Whoda thunk those oil-soaked green chickens would come home to roost?
The scramble is on.
…California also imports gasoline in amounts that have been sharply increasing since the Valero Benecia refinery went idle in February and the Phillips 66 Wilmington refinery went offline in December. The PBF Martinez refinery, taken out by a fire in February 2025, has yet to come back online. While in 2024 California imported about 10% of its gasoline, it now imports 20%.
The top California gasoline suppliers by far are South Korea, the Bahamas and India. As with oil, the shipments have continued to arrive through April, but that’s set to change.
South Korea has virtually suspended jet fuel shipments and cut back exports of gasoline and diesel. India has raised export duties on finished fuel products and is also sending out less. “We’re seeing very little on the water heading to the West Coast,” said Smith.
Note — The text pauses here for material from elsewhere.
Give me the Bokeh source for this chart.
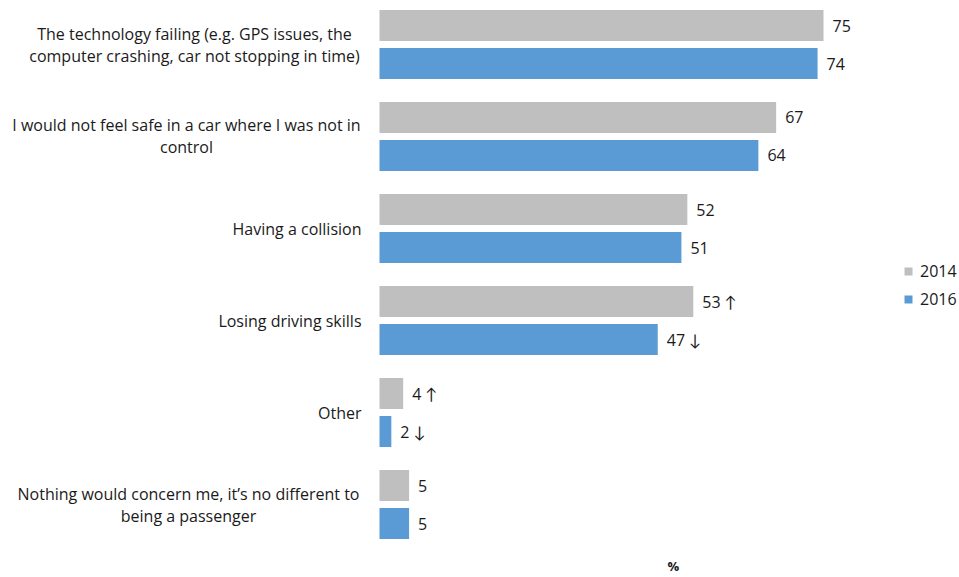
from bokeh.plotting import figure
from bokeh.models import FactorRange, Range1d, Legend, LegendItem, Title, ColumnDataSource
from bokeh.core.properties import value
from bokeh.embed import file_html
from bokeh.resources import INLINE

# ---------------- data ----------------
categories = [
    "The technology failing (e.g. GPS issues, the\ncomputer crashing, car not stopping in time)",
    "I would not feel safe in a car where I was not in\ncontrol",
    "Having a collision",
    "Losing driving skills",
    "Other",
    "Nothing would concern me, it\u2019s no different to\nbeing a passenger",
]
years = ["2014", "2016"]
values_2014 = [75, 67, 52, 53, 4, 5]
values_2016 = [74, 64, 51, 47, 2, 5]
change_2014 = ["", "", "", "\u2191", "\u2191", ""]
change_2016 = ["", "", "", "\u2193", "\u2193", ""]
x_title = "%"

# ---------------- layout / style ----------------
W, H = 959, 577
ORIGIN_PX = 379.0      # pixel where value 0 sits
PX_PER_UNIT = 5.92
UNIT_PX = 38.0         # pixels per categorical unit
FONT = "'Open Sans', Lato, 'DejaVu Sans'"
FS = "16px"
TXT = "#1a1a1a"
COLORS = {"2014": "#BFBFBF", "2016": "#5B9BD5"}
# centre (px) for multi-line labels; None -> right aligned single line
LABEL_CENTRES = [194, 186, None, None, None, 188]
LABEL_RIGHT_PX = 361
LINE_H = 22

def px_to_x(px):
    return (px - ORIGIN_PX) / PX_PER_UNIT

x_start = px_to_x(0)
x_end = px_to_x(W)

factors = [(c, y) for c in reversed(categories) for y in reversed(years)]
y_range = FactorRange(factors=factors, factor_padding=0.0,
                      group_padding=16 / UNIT_PX, range_padding=0.0)

p = figure(width=W, height=H, x_range=Range1d(x_start, x_end), y_range=y_range,
           output_backend="svg", toolbar_location=None,
           x_axis_location=None, y_axis_location=None,
           min_border_left=0, min_border_right=0,
           min_border_top=6, min_border_bottom=35)
p.outline_line_color = None
p.xgrid.visible = False
p.ygrid.visible = False
p.background_fill_color = None
p.border_fill_color = "white"

series = {"2014": (values_2014, change_2014), "2016": (values_2016, change_2016)}
items = []
for yr in years:
    vals, chg = series[yr]
    src = ColumnDataSource(dict(
        y=[(c, yr) for c in categories],
        v=vals,
        lab=[f"{v} {a}".strip() for v, a in zip(vals, chg)],
    ))
    r = p.hbar(y="y", left=0, right="v", height=31 / UNIT_PX, source=src,
               fill_color=COLORS[yr], line_color=None)
    items.append(LegendItem(label=yr, renderers=[r]))
    p.text(x="v", y="y", text="lab", source=src, x_offset=9,
           text_baseline="middle", text_align="left",
           text_font=value(FONT), text_font_size=FS, text_color=TXT)

# category labels
for c, centre in zip(categories, LABEL_CENTRES):
    lines = c.split("\n")
    n = len(lines)
    for i, line in enumerate(lines):
        off = (i - (n - 1) / 2) * LINE_H
        if centre is None:
            xx, align = px_to_x(LABEL_RIGHT_PX), "right"
        else:
            xx, align = px_to_x(centre), "center"
        p.text(x=[xx], y=[c], text=[line], y_offset=off,
               text_align=align, text_baseline="middle",
               text_font=value(FONT), text_font_size=FS, text_color=TXT)

legend = Legend(items=items, location=(903, 232), orientation="vertical",
                glyph_width=10, glyph_height=10, label_height=20,
                spacing=6, padding=0, margin=0, label_standoff=7,
                border_line_color=None, background_fill_alpha=0,
                label_text_font=FONT, label_text_font_size=FS,
                label_text_color=TXT, label_text_baseline="middle")
p.add_layout(legend, "center")

# spacer + axis title "%" below the bars
p.add_layout(Title(text=" ", text_font_size="1px", standoff=9), "below")
p.add_layout(Title(text=x_title, align="left", offset=667, vertical_align="bottom",
                   standoff=0, text_font=FONT, text_font_size="13px",
                   text_font_style="bold", text_color=TXT), "below")

open("out.html", "w").write(file_html(p, INLINE))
The Bahamas, where gasoline from the U.S. Gulf Coast gets rerouted, might pick up some of the slack, but how much remains to be seen. “There’s just a big question mark about where gasoline is going to be pulling in from next,” said Smith.
Where’s it to come from, and what will it cost when it gets here?
And being cultists at heart, there’s only one lesson to learn from this impending crisis, and it’s not the one you think.
I’d call it ‘The European Solution.’
…“Even in Texas, where they obviously have a huge amount of drilling and a lot of supply, prices are going up because the sellers are selling to whoever is paying the most during a moment of restriction, and everyone’s facing restrictions all over the place,” said Gordon. “The only way to be less dependent on this global system is to reduce oil demand.”
THE CHEAPEST ENERGY IS THE ONE YOU DON’T USE
🇪🇺 Ursula von der Leyen says Europeans can save money on gas by using candles and not driving:
“The cheapest energy is the one you don’t use. Stay home, don’t drive, don’t use electricity” pic.twitter.com/dMZRBeDrvF
— HOT SPOT (@HotSpotHotSpot) April 14, 2026
Well. Right next to the one you can’t get, I guess.
The last tanker truck driver had better be on his toes. Could be spicy.